Seul un accord REDD+ (Réduction des émissions liées à la déforestation et à la dégradation des forêts dans les pays en développement) a été adopté au moment de mettre sous presse. D’autres décisions sectorielles sur la finance et le mécanisme de « pertes et dommages » sont en voie d’être adoptés en plénière, mais ils pourraient bien être torpillés en raison des divergences de vue considérables entre les différents blocs.
Les pays du G77/Chine, présidés par la République des Fidji, et l’Inde, au nom du BASIC (Brésil, Afrique du Sud, Inde et Chine) ont exprimé de sérieuses réserves sur la 5e version du texte présentée par les présidents du Groupe de travail ad hoc sur la Plateforme de Durban. La plupart des pays en développement ont dénoncé l’absence d’une feuille de route et d’un échéancier clair dans le texte devant mener à un accord en 2015.
Le Canada et les États-Unis ont aussi exprimé des réticences, mais se sont montrés ouverts à adopter le texte sur le financement à long terme. Par contre, si des États souhaitent amender le texte, ils auront aussi des améliorations à proposer. « Les positions du Canada participent du blocage des négociations en refusant de bouger sur des points clés. Ceci altère la confiance des parties et n’incite pas à ce que d’autres pays s’engagent », selon Alain Brunel, directeur climat-énergie de l’Association québécoise de lutte contre la pollution atmosphérique (AQLPA), qui a suivi les négociations à Varsovie.
Un point positif, une entente est intervenue pour financer le Fonds d’adaptation à la hauteur de 100 millions de dollars, notamment grâce à la participation généreuse de la Suède et de l’Allemagne.
« Le Canada refuse d’ajouter du financement au Fonds d’adaptation ; il ralentit le processus sur les « pertes et dommages » pour les pays qui subissent des catastrophes ou une dégradation de leurs conditions de vie consécutives à l’inaction climatique depuis 20 ans ; enfin, non seulement le Canada refuse de hausser ses objectifs de réduction d’émissions avant 2020, mais il n’atteindra même pas ses propres maigres cibles », ajoute Alain Brunel.
« En parallèle, le Canada a l’arrogance de prendre crédit des réductions des émissions réalisées par les villes et provinces canadiennes, alors qu’il refuse de mettre en place les dispositifs efficaces qu’elles ont eu le courage d’adopter comme une taxe carbone ou une bourse carbone par exemple.

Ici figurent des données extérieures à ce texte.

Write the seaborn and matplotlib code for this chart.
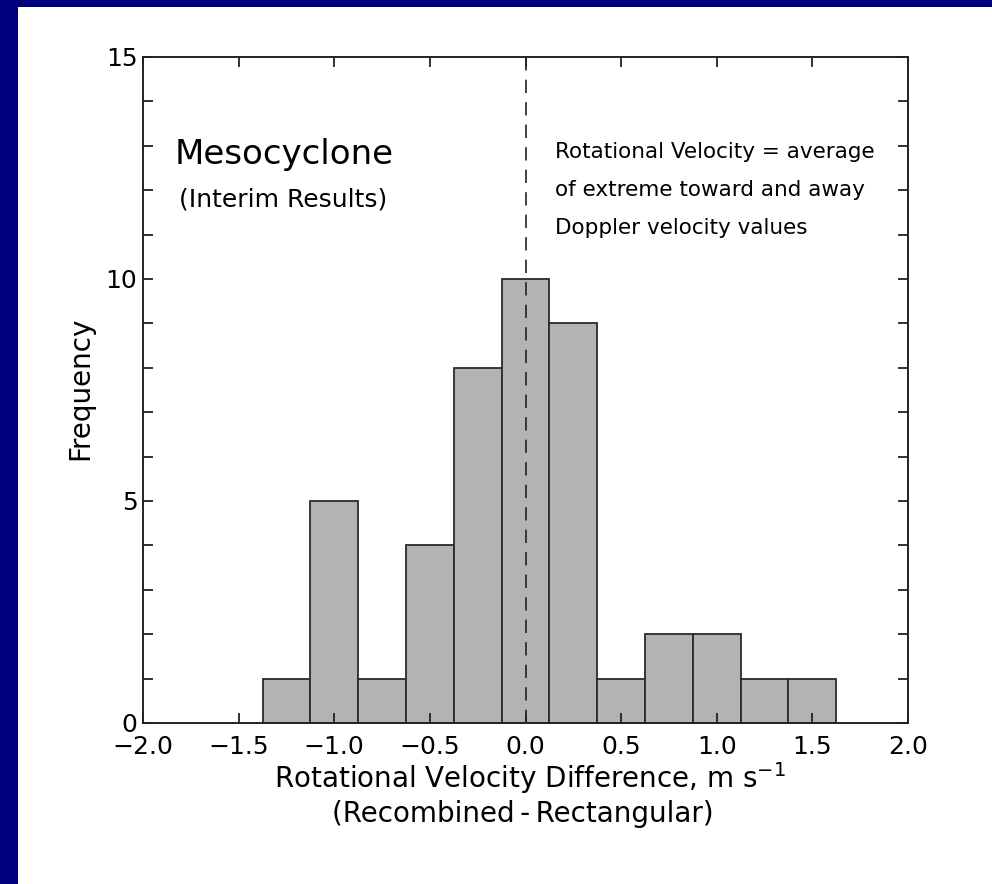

En plus, en pleine conférence de Varsovie, le ministre des ressources naturelles du Canada, M. Oliver, a eu l’indicible mépris de féliciter l’Australie qui veut abolir sa taxe carbone », ajoute Alain Brunel.
« Le Canada n’est évidemment pas le seul responsable du blocage des négociations. D’autres pays comme l’Australie ou le Japon, qui ont annoncé revoir leurs ambitions à la baisse, ont jeté un froid sur ces négociations. La Pologne, pays hôte du sommet, a également joué un jeu trouble en organisant une conférence parallèle avec l’Association mondiale du charbon. Le premier ministre polonais a même osé limoger son ministre de l’Environnement, le président de la conférence, juste après l’arrivée des ministres cette semaine. »
« Exaspérés du blocage des négociations, quelque 800 représentants de la société civile ont alors décidé de quitter la conférence jeudi. D’autres, dont les représentants de l’AQLPA, ont décidé de rester jusqu’au bout, et avec une centaine d’autres manifestants de crier fort dans le stade hier soir, à l’adresse des ministres qui négociaient, « Stop Climate Madness » et « Our voice ! Our future ! Our power ! ».
« Les citoyens doivent prendre acte que de nombreux gouvernements du monde, dont celui du Canada, sont davantage porteurs des intérêts de l’industrie des combustibles fossiles que de la volonté et des intérêts réels de leurs citoyens. Ils doivent donc s’organiser pour changer les politiques et les dirigeants qui mènent le monde vers le chaos climatique » déclare André Bélisle, président de l’AQLPA.